## SHORT TASK
Give again, word for word, the lines below that run from the line with "Clone this chart in matplotlib." through the line with "ax.plot(xs, k *". Drop the pictures.

## TASK DATA
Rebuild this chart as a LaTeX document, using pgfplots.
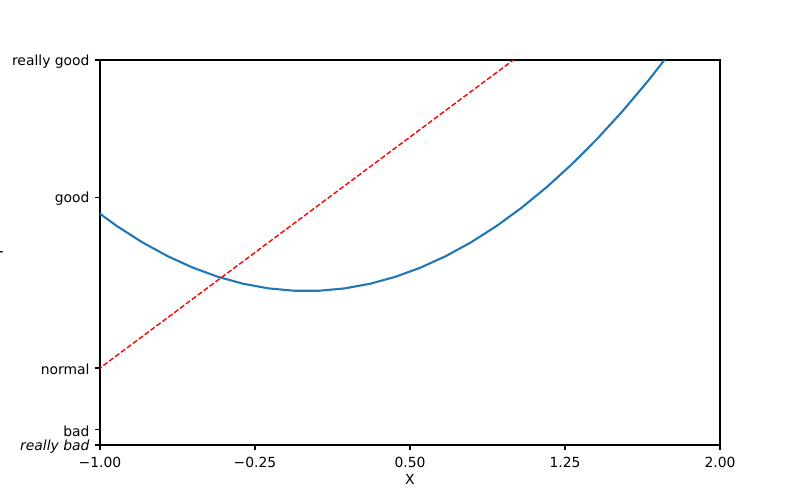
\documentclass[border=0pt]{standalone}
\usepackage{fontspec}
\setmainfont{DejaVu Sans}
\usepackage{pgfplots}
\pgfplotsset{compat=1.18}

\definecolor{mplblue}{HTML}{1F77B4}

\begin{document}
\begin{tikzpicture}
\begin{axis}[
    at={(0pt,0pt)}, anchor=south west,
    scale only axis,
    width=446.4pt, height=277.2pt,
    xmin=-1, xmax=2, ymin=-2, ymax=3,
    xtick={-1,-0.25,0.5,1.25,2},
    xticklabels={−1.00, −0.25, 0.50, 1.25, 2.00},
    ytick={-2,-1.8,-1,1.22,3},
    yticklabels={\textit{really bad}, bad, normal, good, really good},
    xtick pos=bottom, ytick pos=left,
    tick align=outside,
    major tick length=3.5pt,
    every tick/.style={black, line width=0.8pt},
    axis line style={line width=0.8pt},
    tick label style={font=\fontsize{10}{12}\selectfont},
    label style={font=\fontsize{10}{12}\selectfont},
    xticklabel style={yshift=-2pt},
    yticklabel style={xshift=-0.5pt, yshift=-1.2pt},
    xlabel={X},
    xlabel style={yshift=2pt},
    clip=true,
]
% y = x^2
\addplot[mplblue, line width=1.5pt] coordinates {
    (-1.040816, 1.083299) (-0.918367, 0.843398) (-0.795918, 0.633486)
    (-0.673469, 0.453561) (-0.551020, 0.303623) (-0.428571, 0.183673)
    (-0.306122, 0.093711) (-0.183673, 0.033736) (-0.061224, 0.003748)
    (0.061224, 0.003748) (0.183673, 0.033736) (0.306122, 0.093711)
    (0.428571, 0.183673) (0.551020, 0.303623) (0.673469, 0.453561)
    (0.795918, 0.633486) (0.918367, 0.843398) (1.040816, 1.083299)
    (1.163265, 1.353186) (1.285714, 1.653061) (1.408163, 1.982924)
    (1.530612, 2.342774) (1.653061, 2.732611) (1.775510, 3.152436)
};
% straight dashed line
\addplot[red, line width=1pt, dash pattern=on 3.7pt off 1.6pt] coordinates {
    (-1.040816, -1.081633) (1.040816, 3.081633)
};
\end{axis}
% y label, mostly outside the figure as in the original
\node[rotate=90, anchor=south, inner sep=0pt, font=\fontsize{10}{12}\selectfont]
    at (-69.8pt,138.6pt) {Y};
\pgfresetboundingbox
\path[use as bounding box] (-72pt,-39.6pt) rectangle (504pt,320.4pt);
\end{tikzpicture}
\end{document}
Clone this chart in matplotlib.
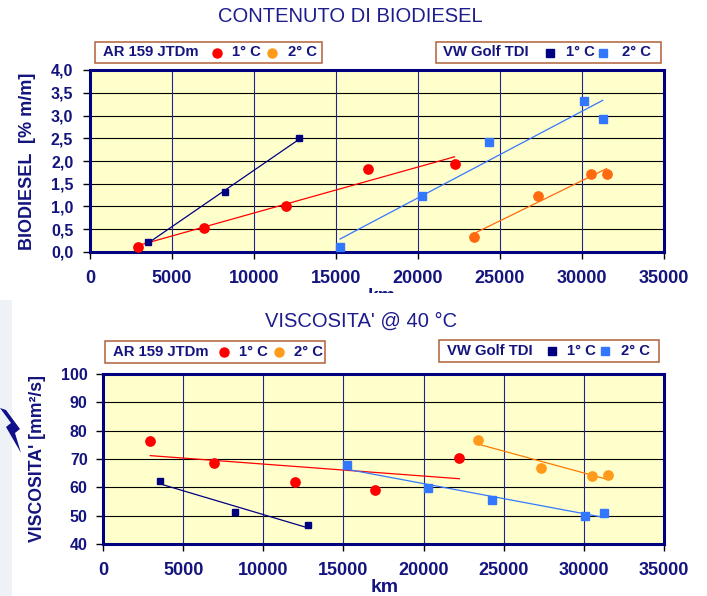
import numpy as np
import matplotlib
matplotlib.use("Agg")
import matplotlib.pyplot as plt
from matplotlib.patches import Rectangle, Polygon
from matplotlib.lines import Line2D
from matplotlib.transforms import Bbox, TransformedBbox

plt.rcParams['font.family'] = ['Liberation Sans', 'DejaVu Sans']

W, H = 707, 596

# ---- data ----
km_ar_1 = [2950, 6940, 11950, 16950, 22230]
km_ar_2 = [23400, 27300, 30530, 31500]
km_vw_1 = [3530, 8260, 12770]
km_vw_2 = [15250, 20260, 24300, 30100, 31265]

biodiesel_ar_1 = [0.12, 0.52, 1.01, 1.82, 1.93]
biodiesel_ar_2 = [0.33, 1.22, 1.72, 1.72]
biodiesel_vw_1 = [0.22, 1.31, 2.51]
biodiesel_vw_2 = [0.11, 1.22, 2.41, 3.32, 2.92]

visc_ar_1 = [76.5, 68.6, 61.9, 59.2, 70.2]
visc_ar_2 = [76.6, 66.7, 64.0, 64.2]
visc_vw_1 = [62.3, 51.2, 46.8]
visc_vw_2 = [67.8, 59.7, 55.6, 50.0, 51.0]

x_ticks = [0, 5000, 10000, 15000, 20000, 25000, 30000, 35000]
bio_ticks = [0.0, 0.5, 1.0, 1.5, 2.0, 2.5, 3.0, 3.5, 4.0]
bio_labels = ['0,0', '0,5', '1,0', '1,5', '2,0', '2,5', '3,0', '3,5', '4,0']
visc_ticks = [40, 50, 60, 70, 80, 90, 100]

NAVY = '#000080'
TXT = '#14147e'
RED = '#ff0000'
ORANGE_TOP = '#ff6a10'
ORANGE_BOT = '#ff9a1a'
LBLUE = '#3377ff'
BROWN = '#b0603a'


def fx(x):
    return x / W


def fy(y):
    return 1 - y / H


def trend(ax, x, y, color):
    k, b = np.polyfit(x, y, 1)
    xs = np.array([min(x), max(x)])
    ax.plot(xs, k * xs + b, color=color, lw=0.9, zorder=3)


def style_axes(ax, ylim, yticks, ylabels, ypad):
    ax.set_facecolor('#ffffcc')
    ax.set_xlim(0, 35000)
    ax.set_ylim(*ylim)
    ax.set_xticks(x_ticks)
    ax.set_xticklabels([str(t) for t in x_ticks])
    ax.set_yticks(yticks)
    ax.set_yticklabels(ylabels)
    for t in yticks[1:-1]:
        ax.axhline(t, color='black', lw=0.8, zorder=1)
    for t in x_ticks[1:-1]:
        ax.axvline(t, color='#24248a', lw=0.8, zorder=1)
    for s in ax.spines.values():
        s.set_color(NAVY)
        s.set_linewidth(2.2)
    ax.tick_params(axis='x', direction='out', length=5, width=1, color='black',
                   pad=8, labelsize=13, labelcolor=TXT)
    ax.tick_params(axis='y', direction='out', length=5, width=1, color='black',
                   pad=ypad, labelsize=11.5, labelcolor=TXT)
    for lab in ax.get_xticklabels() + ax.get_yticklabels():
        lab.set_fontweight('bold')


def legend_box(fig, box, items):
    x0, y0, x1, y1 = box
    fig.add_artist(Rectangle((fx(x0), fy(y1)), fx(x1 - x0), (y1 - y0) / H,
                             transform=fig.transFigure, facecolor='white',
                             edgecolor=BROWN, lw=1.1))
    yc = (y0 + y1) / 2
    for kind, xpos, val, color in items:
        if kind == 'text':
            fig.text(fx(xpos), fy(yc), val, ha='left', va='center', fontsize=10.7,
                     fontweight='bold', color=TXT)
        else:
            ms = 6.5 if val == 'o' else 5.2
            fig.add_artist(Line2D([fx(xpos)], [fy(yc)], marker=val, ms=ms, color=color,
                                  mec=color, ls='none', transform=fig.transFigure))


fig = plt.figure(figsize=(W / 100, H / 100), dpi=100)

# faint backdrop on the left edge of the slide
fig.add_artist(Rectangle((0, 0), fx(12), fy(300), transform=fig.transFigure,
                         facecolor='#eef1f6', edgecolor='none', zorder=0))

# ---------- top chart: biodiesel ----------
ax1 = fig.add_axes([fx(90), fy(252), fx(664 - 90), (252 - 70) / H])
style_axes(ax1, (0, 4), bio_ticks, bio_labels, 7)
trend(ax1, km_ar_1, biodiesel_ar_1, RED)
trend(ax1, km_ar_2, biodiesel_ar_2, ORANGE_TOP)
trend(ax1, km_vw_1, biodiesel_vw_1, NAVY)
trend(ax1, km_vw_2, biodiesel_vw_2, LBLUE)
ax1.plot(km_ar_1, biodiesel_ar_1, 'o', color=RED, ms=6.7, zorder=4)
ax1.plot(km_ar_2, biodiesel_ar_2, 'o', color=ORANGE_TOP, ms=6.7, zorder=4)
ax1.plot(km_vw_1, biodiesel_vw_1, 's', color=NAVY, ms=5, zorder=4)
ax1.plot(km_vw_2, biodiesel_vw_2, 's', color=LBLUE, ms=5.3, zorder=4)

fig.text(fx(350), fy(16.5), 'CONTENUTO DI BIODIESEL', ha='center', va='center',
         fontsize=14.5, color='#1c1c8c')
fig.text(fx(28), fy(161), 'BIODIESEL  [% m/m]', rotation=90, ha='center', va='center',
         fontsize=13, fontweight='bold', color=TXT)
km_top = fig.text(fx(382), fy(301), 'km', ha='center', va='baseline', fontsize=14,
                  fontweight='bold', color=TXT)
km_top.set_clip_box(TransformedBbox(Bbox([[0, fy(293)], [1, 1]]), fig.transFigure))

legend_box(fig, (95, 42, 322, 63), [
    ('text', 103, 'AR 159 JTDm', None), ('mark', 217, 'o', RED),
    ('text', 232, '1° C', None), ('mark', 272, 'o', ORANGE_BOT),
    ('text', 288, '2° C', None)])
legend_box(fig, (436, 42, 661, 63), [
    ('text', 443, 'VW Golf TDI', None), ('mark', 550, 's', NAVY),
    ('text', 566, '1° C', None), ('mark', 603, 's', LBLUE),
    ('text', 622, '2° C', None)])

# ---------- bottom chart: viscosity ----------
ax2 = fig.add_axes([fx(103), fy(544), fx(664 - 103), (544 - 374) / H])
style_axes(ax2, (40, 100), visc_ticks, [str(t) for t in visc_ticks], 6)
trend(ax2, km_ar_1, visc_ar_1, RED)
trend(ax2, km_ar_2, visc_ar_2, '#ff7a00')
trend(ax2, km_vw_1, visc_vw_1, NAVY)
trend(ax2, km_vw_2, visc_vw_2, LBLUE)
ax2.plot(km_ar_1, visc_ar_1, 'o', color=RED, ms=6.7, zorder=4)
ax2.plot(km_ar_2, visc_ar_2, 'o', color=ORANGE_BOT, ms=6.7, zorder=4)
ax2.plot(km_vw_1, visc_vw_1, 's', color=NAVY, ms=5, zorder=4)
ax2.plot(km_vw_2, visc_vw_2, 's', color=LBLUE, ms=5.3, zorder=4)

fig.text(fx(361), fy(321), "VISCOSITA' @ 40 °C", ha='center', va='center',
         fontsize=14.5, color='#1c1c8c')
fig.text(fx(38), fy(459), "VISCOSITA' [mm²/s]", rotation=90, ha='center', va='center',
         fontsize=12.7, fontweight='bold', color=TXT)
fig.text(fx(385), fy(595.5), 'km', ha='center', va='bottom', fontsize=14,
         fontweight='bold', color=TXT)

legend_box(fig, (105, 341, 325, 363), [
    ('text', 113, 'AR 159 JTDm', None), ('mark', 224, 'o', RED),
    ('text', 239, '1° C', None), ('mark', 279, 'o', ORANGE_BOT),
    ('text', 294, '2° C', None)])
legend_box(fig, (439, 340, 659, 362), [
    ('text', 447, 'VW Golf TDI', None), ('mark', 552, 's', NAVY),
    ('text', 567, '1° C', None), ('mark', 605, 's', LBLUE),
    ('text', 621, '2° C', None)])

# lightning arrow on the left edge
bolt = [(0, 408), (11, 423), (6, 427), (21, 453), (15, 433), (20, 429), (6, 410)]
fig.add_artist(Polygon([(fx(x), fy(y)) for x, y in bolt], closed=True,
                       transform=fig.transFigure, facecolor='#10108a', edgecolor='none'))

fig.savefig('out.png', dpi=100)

## THE RESPONSE
Clone this chart in matplotlib.
import numpy as np
import matplotlib
matplotlib.use("Agg")
import matplotlib.pyplot as plt
from matplotlib.patches import Rectangle, Polygon
from matplotlib.lines import Line2D
from matplotlib.transforms import Bbox, TransformedBbox

plt.rcParams['font.family'] = ['Liberation Sans', 'DejaVu Sans']

W, H = 707, 596

# ---- data ----
km_ar_1 = [2950, 6940, 11950, 16950, 22230]
km_ar_2 = [23400, 27300, 30530, 31500]
km_vw_1 = [3530, 8260, 12770]
km_vw_2 = [15250, 20260, 24300, 30100, 31265]

biodiesel_ar_1 = [0.12, 0.52, 1.01, 1.82, 1.93]
biodiesel_ar_2 = [0.33, 1.22, 1.72, 1.72]
biodiesel_vw_1 = [0.22, 1.31, 2.51]
biodiesel_vw_2 = [0.11, 1.22, 2.41, 3.32, 2.92]

visc_ar_1 = [76.5, 68.6, 61.9, 59.2, 70.2]
visc_ar_2 = [76.6, 66.7, 64.0, 64.2]
visc_vw_1 = [62.3, 51.2, 46.8]
visc_vw_2 = [67.8, 59.7, 55.6, 50.0, 51.0]

x_ticks = [0, 5000, 10000, 15000, 20000, 25000, 30000, 35000]
bio_ticks = [0.0, 0.5, 1.0, 1.5, 2.0, 2.5, 3.0, 3.5, 4.0]
bio_labels = ['0,0', '0,5', '1,0', '1,5', '2,0', '2,5', '3,0', '3,5', '4,0']
visc_ticks = [40, 50, 60, 70, 80, 90, 100]

NAVY = '#000080'
TXT = '#14147e'
RED = '#ff0000'
ORANGE_TOP = '#ff6a10'
ORANGE_BOT = '#ff9a1a'
LBLUE = '#3377ff'
BROWN = '#b0603a'


def fx(x):
    return x / W


def fy(y):
    return 1 - y / H


def trend(ax, x, y, color):
    k, b = np.polyfit(x, y, 1)
    xs = np.array([min(x), max(x)])
    ax.plot(xs, k * xs + b, color=color, lw=0.9, zorder=3)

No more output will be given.